Jhansi: Water conservationist Rajendra Singh firmly believes that the much-touted Ken-Betwa river interlinking project will not solve the crisis in the state’s parched Bundelkhand region in even half a century.
The Magsaysay Award winner, popularly known as Jal Purush or Waterman of India, said the project would instead benefit corporate houses who would vie for control of the river system and leave villagers feeling short-changed.
“I can give you in writing that this river linking project will not solve the problem of water scarcity in the region in the coming 50 years; it won’t stem water crisis even if they spend Rs 20,000 crore. I was a member of the reviewing committee under the Manmohan Singh government and had shelved the project,” Singh said during his recent visit to Bundelkhand.

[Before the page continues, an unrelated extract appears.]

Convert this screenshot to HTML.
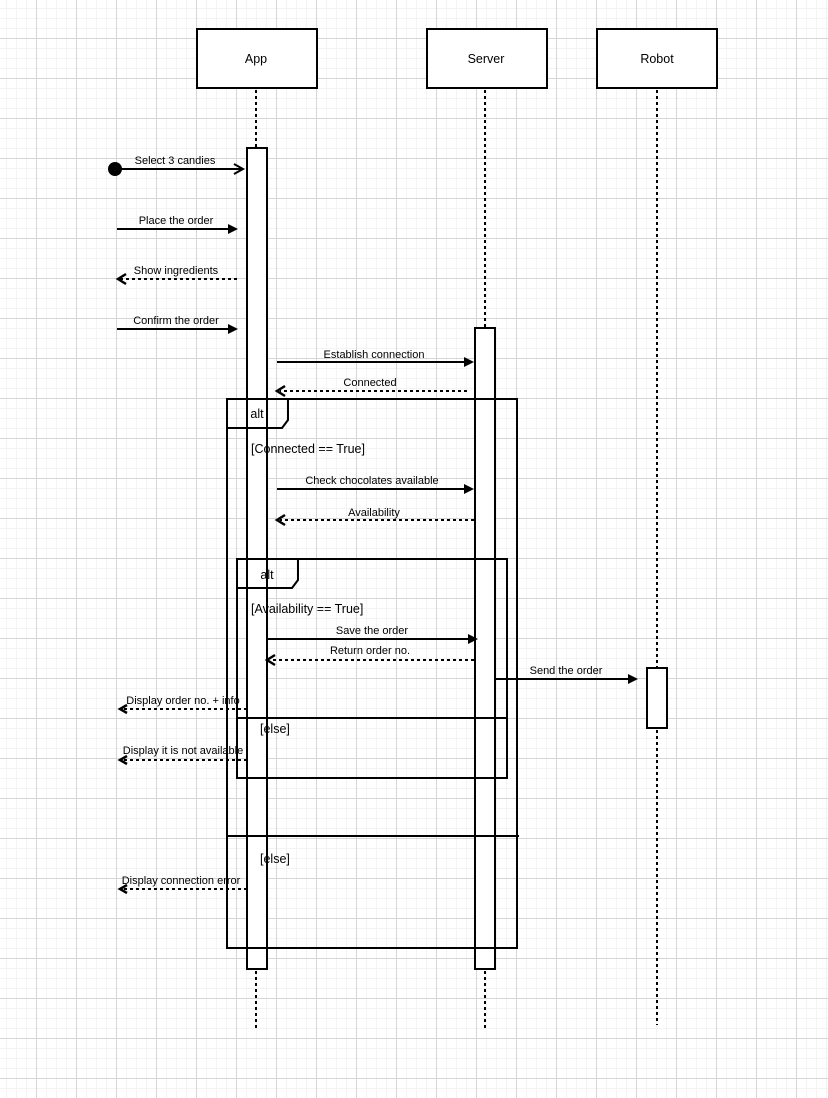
<!DOCTYPE html>
<html><head><meta charset="utf-8"><style>
html,body{margin:0;padding:0;background:#fff;}
svg{display:block;}
text{font-family:"Liberation Sans",Arial,sans-serif;fill:#000;}
</style></head><body>
<svg width="828" height="1098" viewBox="0 0 828 1098" xmlns="http://www.w3.org/2000/svg">
<defs>
<pattern id="minor" width="10" height="10" patternUnits="userSpaceOnUse" x="6" y="8">
<path d="M0 0.5H10M0.5 0V10" stroke="#f3f3f3" stroke-width="1" fill="none"/>
</pattern>
<pattern id="major" width="40" height="40" patternUnits="userSpaceOnUse" x="36" y="38">
<path d="M0 0.5H40M0.5 0V40" stroke="#d6d6d6" stroke-width="1" fill="none"/>
</pattern>
</defs>
<rect width="828" height="1098" fill="url(#minor)"/>
<rect width="828" height="1098" fill="url(#major)"/>

<g stroke="#000" stroke-width="2" fill="#fff">
<rect x="197" y="29" width="120" height="59"/>
<rect x="427" y="29" width="120" height="59"/>
<rect x="597" y="29" width="120" height="59"/>
</g>
<g font-size="12.5" text-anchor="middle">
<text x="256" y="63">App</text>
<text x="486" y="63">Server</text>
<text x="657" y="63">Robot</text>
</g>

<g stroke="#000" stroke-width="2" stroke-dasharray="3,3" fill="none">
<line x1="256" y1="90" x2="256" y2="148"/>
<line x1="256" y1="971" x2="256" y2="1028"/>
<line x1="485" y1="90" x2="485" y2="328"/>
<line x1="485" y1="971" x2="485" y2="1028"/>
<line x1="657" y1="90" x2="657" y2="668"/>
<line x1="657" y1="730" x2="657" y2="1025"/>
</g>

<g fill="#fff" stroke="none">
<rect x="247" y="148" width="20" height="821"/>
<rect x="475" y="328" width="20" height="641"/>
<rect x="647" y="668" width="20" height="60"/>
</g>

<g stroke="#000" stroke-width="2" fill="none">
<rect x="227" y="399" width="290" height="549"/>
<path d="M227 428H282L288 420V399"/>
<line x1="227" y1="836" x2="519" y2="836"/>
<rect x="237" y="559" width="270" height="219"/>
<path d="M237 588H292L298 580V559"/>
<line x1="237" y1="718" x2="507" y2="718"/>
</g>
<g font-size="12.5" text-anchor="middle">
<text x="257" y="418">alt</text>
<text x="267" y="579">alt</text>
</g>
<g font-size="12.5">
<text x="251" y="453">[Connected == True]</text>
<text x="251" y="613">[Availability == True]</text>
<text x="260" y="733">[else]</text>
<text x="260" y="863">[else]</text>
</g>

<g stroke="#000" stroke-width="2" fill="none">
<rect x="247" y="148" width="20" height="821"/>
<rect x="475" y="328" width="20" height="641"/>
<rect x="647" y="668" width="20" height="60"/>
</g>

<circle cx="115" cy="169" r="7" fill="#000"/>
<g stroke="#000" stroke-width="2" fill="none">
<line x1="115" y1="169" x2="243" y2="169"/>
<path d="M234 164L243 169L234 174"/>
<line x1="117" y1="229" x2="230" y2="229"/>
<line x1="117" y1="329" x2="230" y2="329"/>
<line x1="277" y1="362" x2="466" y2="362"/>
<line x1="277" y1="489" x2="466" y2="489"/>
<line x1="267" y1="639" x2="470" y2="639"/>
<line x1="495" y1="679" x2="630" y2="679"/>
</g>
<g fill="#000">
<path d="M228 224L238 229L228 234Z"/>
<path d="M228 324L238 329L228 334Z"/>
<path d="M464 357L474 362L464 367Z"/>
<path d="M464 484L474 489L464 494Z"/>
<path d="M468 634L478 639L468 644Z"/>
<path d="M628 674L638 679L628 684Z"/>
</g>
<g stroke="#000" stroke-width="2" fill="none" stroke-dasharray="3,3">
<line x1="237" y1="279" x2="120" y2="279"/>
<line x1="467" y1="391" x2="280" y2="391"/>
<line x1="474" y1="520" x2="280" y2="520"/>
<line x1="474" y1="660" x2="270" y2="660"/>
<line x1="247" y1="709" x2="122" y2="709"/>
<line x1="247" y1="760" x2="122" y2="760"/>
<line x1="247" y1="889" x2="122" y2="889"/>
</g>
<g stroke="#000" stroke-width="2.5" fill="none">
<path d="M126 274L118 279L126 284"/>
<path d="M285 386L277 391L285 396"/>
<path d="M285 515L277 520L285 525"/>
<path d="M275 655L267 660L275 665"/>
<path d="M127 705L120 709L127 713"/>
<path d="M127 756L120 760L127 764"/>
<path d="M127 885L120 889L127 893"/>
</g>
<g font-size="11" text-anchor="middle">
<text x="175" y="164">Select 3 candies</text>
<text x="176" y="224">Place the order</text>
<text x="176" y="274">Show ingredients</text>
<text x="176" y="324">Confirm the order</text>
<text x="374" y="358">Establish connection</text>
<text x="370" y="386">Connected</text>
<text x="372" y="484">Check chocolates available</text>
<text x="374" y="516">Availability</text>
<text x="372" y="634">Save the order</text>
<text x="370" y="654">Return order no.</text>
<text x="566" y="674">Send the order</text>
<text x="183" y="704">Display order no. + info</text>
<text x="183" y="754">Display it is not available</text>
<text x="181" y="884">Display connection error</text>
</g>
</svg>
</body></html>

According to the conservationist, no villager wants the project to see the light of day. “It is only a few global companies, from France and Germany, that want the project to happen so that they can market their machines and further privatise water, which they will then sell to people.”
Singh stressed that the project involved “78% corruption”. The Bundelkhand Package, floated by the erstwhile UPA government too didn’t bear results because a sizeable chunk of money was being paid to the middlemen, he said.
The river crusader nonetheless hailed the tank digging project, initiated by the erstwhile Akhilesh Yadav-led SP government in the state. He called it “more sustainable and practical” since the project had taken villagers into confidence and financial bungling was not easy.
Singh was here on a daylong trip to review the work of jal sahelis, a group of village women aided by NGO Parmarth who have made water conservation their priority.
The conservationist said jal saheli was a community-driven decentralised experiment that was both ideal and practical in terms of water conservation. “It is a correlation of three Ns — neer (water), nadi (river) and nari (woman). If water is life, river is the flow of life and woman, the creator of life. Till the time we respected these three, we had no issues. Once we stopped, we became parched,” he said.
According to Singh, drought and floods are two sides of the same coin. “If we take care of one, we solve the other problem by default,” he said, pitching for more volunteers like the jal sahelis and for government incentives to keep such groups motivated.
Speaking on the recurring spells of drought in Bundelkhand, he said no political party had the issue on their agenda or election manifesto not just in the state but in the entire country. Budget allocated to stem water crisis is either pocketed by political parties or middlemen, he argued.
So, is there a solution at all? “If we are able to rejuvenate the old water bodies built during the Chandela and Bundela rule, we may be able to end the drought curse on Bundelkhand,” Singh summed it up.